The state estimates its initial assessment phase will take up to two weeks to complete. Discussions are underway with the Navy regarding any subsequent actions.

After reviewing the ship's records, the Navy has informed the state Department of Health that Port Royal discharged approximately 7,000 gallons of wastewater while the ship was aground, to prevent it from backing up and endangering the crew. The wastewater in this case consisted mostly of seawater, which is used to flush waste aboard Navy ships. Restoration efforts in the vicinity of the wastewater discharges have produced no ill health effects on the divers who have been working in the area over the last week.

When the ship ran aground, an Incident Management Command Center was activated at Pearl Harbor to coordinate information and actions among the Navy, Coast Guard, state and other agencies.

The Navy did attempt to transfer wastewater to a barge, but that effort was precluded by high winds and rough seas.

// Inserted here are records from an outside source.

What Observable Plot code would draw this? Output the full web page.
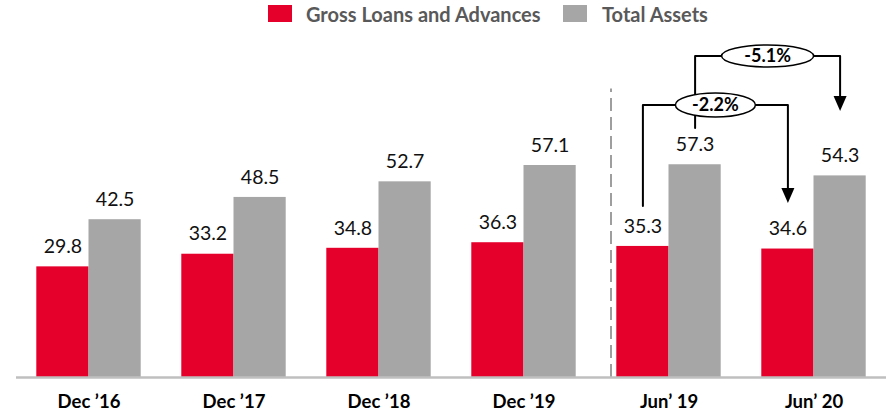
<!DOCTYPE html>
<html><head><meta charset="utf-8">
<script src="https://cdn.jsdelivr.net/npm/d3@7"></script>
<script src="https://cdn.jsdelivr.net/npm/@observablehq/plot@0.6"></script>
<style>
body{margin:0;background:#fff;font-family:Lato,sans-serif;}
#legend{position:relative;height:28px;width:888px;}
#legend .sw{position:absolute;top:5px;width:24px;height:17px;}
#legend .lb{position:absolute;top:1px;font-size:20px;font-weight:bold;color:#595959;line-height:26px;white-space:nowrap;}
</style></head><body>
<div id="legend"></div>
<div id="chart"></div>
<script>
// ---- data ----
const periods = ["Dec \u201916", "Dec \u201917", "Dec \u201918", "Dec \u201919", "Jun\u2019 19", "Jun\u2019 20"];
const loans  = [29.8, 33.2, 34.8, 36.3, 35.3, 34.6];
const assets = [42.5, 48.5, 52.7, 57.1, 57.3, 54.3];
const seriesNames  = ["Gross Loans and Advances", "Total Assets"];
const seriesColors = ["#E4002B", "#A6A6A6"];

// change annotations (Jun'19 -> Jun'20)
const changeLabels = ["-2.2%", "-5.1%"];
const changeSeries = [0, 1];          // 0 = loans, 1 = assets
const changeLevel  = [73.4, 86.6];    // bracket height (value units)
const changeStart  = [46.2, 67.2];    // left leg bottom
const changeEnd    = [47.0, 71.8];    // arrow tip
const changeFrom = 4, changeTo = 5;
const dividerX = 3.6, dividerTop = 77.7;

// ---- legend ----
const legend = document.getElementById("legend");
const legendPos = [[268, 306], [563, 602]];
seriesNames.forEach((n, i) => {
  const s = document.createElement("div"); s.className = "sw";
  s.style.left = legendPos[i][0] + "px"; s.style.background = seriesColors[i];
  const t = document.createElement("div"); t.className = "lb";
  t.style.left = legendPos[i][1] + "px"; t.textContent = n;
  legend.append(s, t);
});

// ---- rows ----
const BW = 0.36;
const rows = [];
periods.forEach((p, i) => {
  rows.push({i, s: 0, v: loans[i],  x1: i - BW, x2: i, color: seriesColors[0]});
  rows.push({i, s: 1, v: assets[i], x1: i, x2: i + BW, color: seriesColors[1]});
});
const center = (i, s) => s === 0 ? i - BW / 2 : i + BW / 2;

const bracketPts = [];
const ellipses = [];
const tips = [];
changeLabels.forEach((lab, k) => {
  const s = changeSeries[k];
  const xl = center(changeFrom, s), xr = center(changeTo, s);
  bracketPts.push({k, x: xl, y: changeStart[k]}, {k, x: xl, y: changeLevel[k]},
                  {k, x: xr, y: changeLevel[k]}, {k, x: xr, y: changeEnd[k] + 2});
  ellipses.push({k, x: (xl + xr) / 2, y: changeLevel[k], label: lab});
  tips.push({k, x: xr, y: changeEnd[k]});
});

function ellipseSymbol(rx, ry) {
  const c = 0.5523;
  return {draw(ctx) {
    ctx.moveTo(rx, 0);
    ctx.bezierCurveTo(rx, ry * c, rx * c, ry, 0, ry);
    ctx.bezierCurveTo(-rx * c, ry, -rx, ry * c, -rx, 0);
    ctx.bezierCurveTo(-rx, -ry * c, -rx * c, -ry, 0, -ry);
    ctx.bezierCurveTo(rx * c, -ry, rx, -ry * c, rx, 0);
    ctx.closePath();
  }};
}
const arrowHead = {draw(ctx) {
  ctx.moveTo(-6.5, -15); ctx.lineTo(6.5, -15); ctx.lineTo(0, 0); ctx.closePath();
}};

const chart = Plot.plot({
  width: 888, height: 388,
  marginTop: 0, marginBottom: 39, marginLeft: 16, marginRight: 2,
  style: {fontFamily: "Lato, sans-serif", background: "white"},
  x: {domain: [-0.5, 5.5]},
  y: {domain: [0, 94], axis: null},
  marks: [
    Plot.ruleX([dividerX], {y1: 0, y2: dividerTop, stroke: "#7F7F7F", strokeWidth: 1.5, strokeDasharray: "13,6"}),
    Plot.rect(rows, {x1: "x1", x2: "x2", y1: 0, y2: "v", fill: "color"}),
    Plot.ruleY([0], {stroke: "#BFBFBF", strokeWidth: 2.5}),
    Plot.text(rows, {x: d => (d.x1 + d.x2) / 2, y: "v", text: d => d.v.toFixed(1), dy: -20,
      lineAnchor: "middle", fontSize: 19.5, fill: "#111"}),
    Plot.line(bracketPts, {x: "x", y: "y", z: "k", stroke: "black", strokeWidth: 2}),
    Plot.dot(tips, {x: "x", y: "y", symbol: arrowHead, r: 5, fill: "black", stroke: "none"}),
    Plot.dot(ellipses.filter(d => d.k === 0), {x: "x", y: "y", symbol: ellipseSymbol(40, 12), r: 5,
      fill: "white", stroke: "black", strokeWidth: 1.5}),
    Plot.dot(ellipses.filter(d => d.k === 1), {x: "x", y: "y", symbol: ellipseSymbol(46, 11), r: 5,
      fill: "white", stroke: "black", strokeWidth: 1.5}),
    Plot.text(ellipses, {x: "x", y: "y", text: "label", fontSize: 18, fontWeight: "bold", fill: "black", lineAnchor: "middle"}),
    Plot.axisX(periods.map((_, i) => i), {tickFormat: i => periods[i], tickSize: 0, tickPadding: 17,
      fontSize: 18.5, fontWeight: "bold", fill: "black"})
  ]
});
document.getElementById("chart").append(chart);
</script>
</body></html>
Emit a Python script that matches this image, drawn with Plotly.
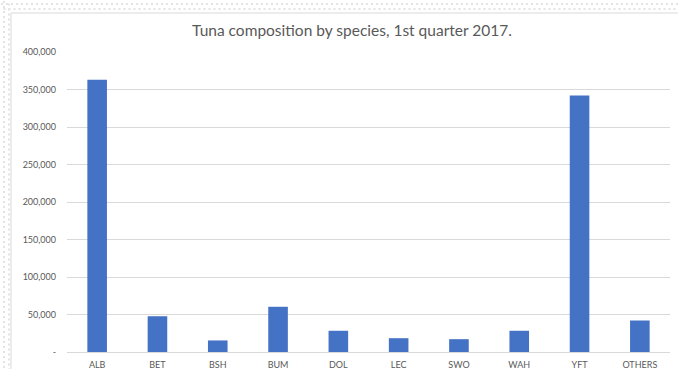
import plotly.graph_objects as go

# Catch by species (1st quarter 2017)
species = ["ALB", "BET", "BSH", "BUM", "DOL", "LEC", "SWO", "WAH", "YFT", "OTHERS"]
catch = [363000, 47700, 15400, 60300, 28300, 18400, 17100, 28300, 342000, 42000]

y_ticks = [0, 50000, 100000, 150000, 200000, 250000, 300000, 350000, 400000]
y_tick_text = ["-", "50,000", "100,000", "150,000", "200,000",
               "250,000", "300,000", "350,000", "400,000"]

W, H = 678, 369
ML, MR, MT, MB = 67, 8, 52, 17
PW, PH = W - ML - MR, H - MT - MB


def px_x(px):
    return (px - ML) / PW


def px_y(py):
    return (H - MB - py) / PH


TEXT = "#595959"
GRID = "#d9d9d9"
FONT = "Lato, 'Open Sans', sans-serif"

fig = go.Figure(go.Bar(
    x=species,
    y=catch,
    marker=dict(color="#4472C4", line=dict(width=0)),
    hoverinfo="x+y",
))

shapes = []
# dotted backdrop around the chart area
dot = dict(color="#e3e3e3", width=2, dash="2px,3px")
for yy, x0 in [(4, 1), (9, 3.5)]:
    shapes.append(dict(type="line", xref="paper", yref="paper",
                       x0=px_x(x0), x1=px_x(W + 5), y0=px_y(yy), y1=px_y(yy), line=dot))
for xx, y0 in [(4, 1), (9, 3.5)]:
    shapes.append(dict(type="line", xref="paper", yref="paper",
                       x0=px_x(xx), x1=px_x(xx), y0=px_y(y0), y1=px_y(H + 5), line=dot))
# chart area frame
shapes.append(dict(type="rect", xref="paper", yref="paper", layer="below",
                   x0=px_x(11), x1=px_x(W + 10), y0=px_y(13), y1=px_y(H + 10),
                   fillcolor="white", line=dict(color=GRID, width=1)))

fig.update_layout(
    width=W, height=H,
    margin=dict(l=ML, r=MR, t=MT, b=MB, pad=0, autoexpand=False),
    paper_bgcolor="white",
    plot_bgcolor="rgba(0,0,0,0)",
    font=dict(family=FONT, color=TEXT, size=9),
    title=dict(
        text="Tuna composition by species, 1st quarter 2017.",
        x=352 / W, xref="container", xanchor="center",
        y=1 - 31 / H, yref="container", yanchor="middle",
        font=dict(family=FONT, size=15.5, color=TEXT),
    ),
    bargap=0.675,
    showlegend=False,
    shapes=shapes,
    xaxis=dict(
        showgrid=False, showline=True, linecolor=GRID, linewidth=1,
        ticks="", tickfont=dict(size=9, color=TEXT), ticklabelstandoff=4,
        automargin=False,
    ),
    yaxis=dict(
        range=[0, 400000], tickvals=y_ticks, ticktext=y_tick_text,
        showgrid=True, gridcolor=GRID, gridwidth=1,
        zeroline=False, showline=False, ticks="",
        tickfont=dict(size=9, color=TEXT), ticklabelstandoff=10,
        automargin=False,
    ),
)

fig.write_html("out.html")
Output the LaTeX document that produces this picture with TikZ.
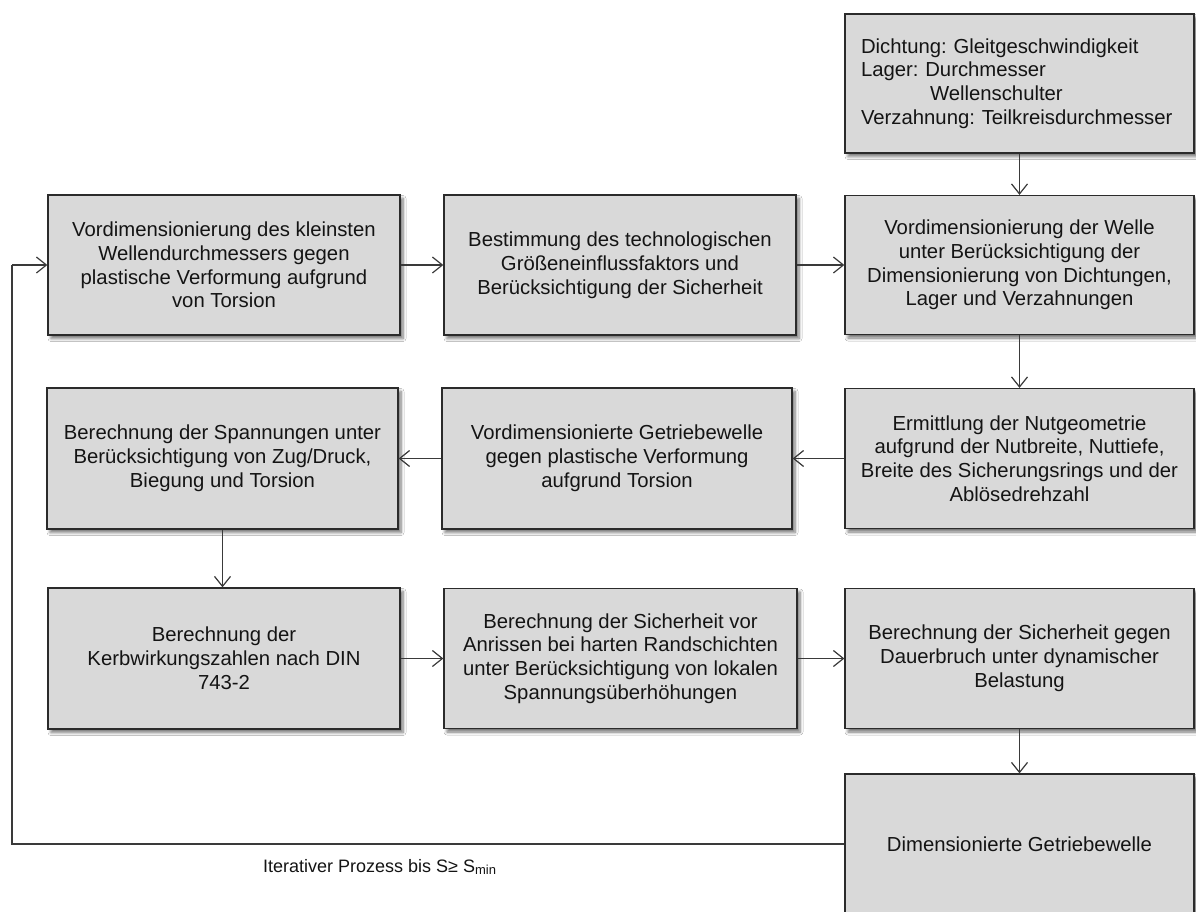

The crew made every effort to mitigate the effects, including shutting off water to showers and sinks to minimize the released amounts.

"Keep in mind that while the ship was aground for those 78 hours, the Navy was concerned foremost about the safety of the crew, freeing the ship and minimizing damage to the environment," said Rear Adm. Joseph A. Walsh, deputy commander, U.S. Pacific Fleet. "We regret this unintentional grounding, and we are glad that we were able to refloat the ship without injury to the crew while minimizing environmental harm."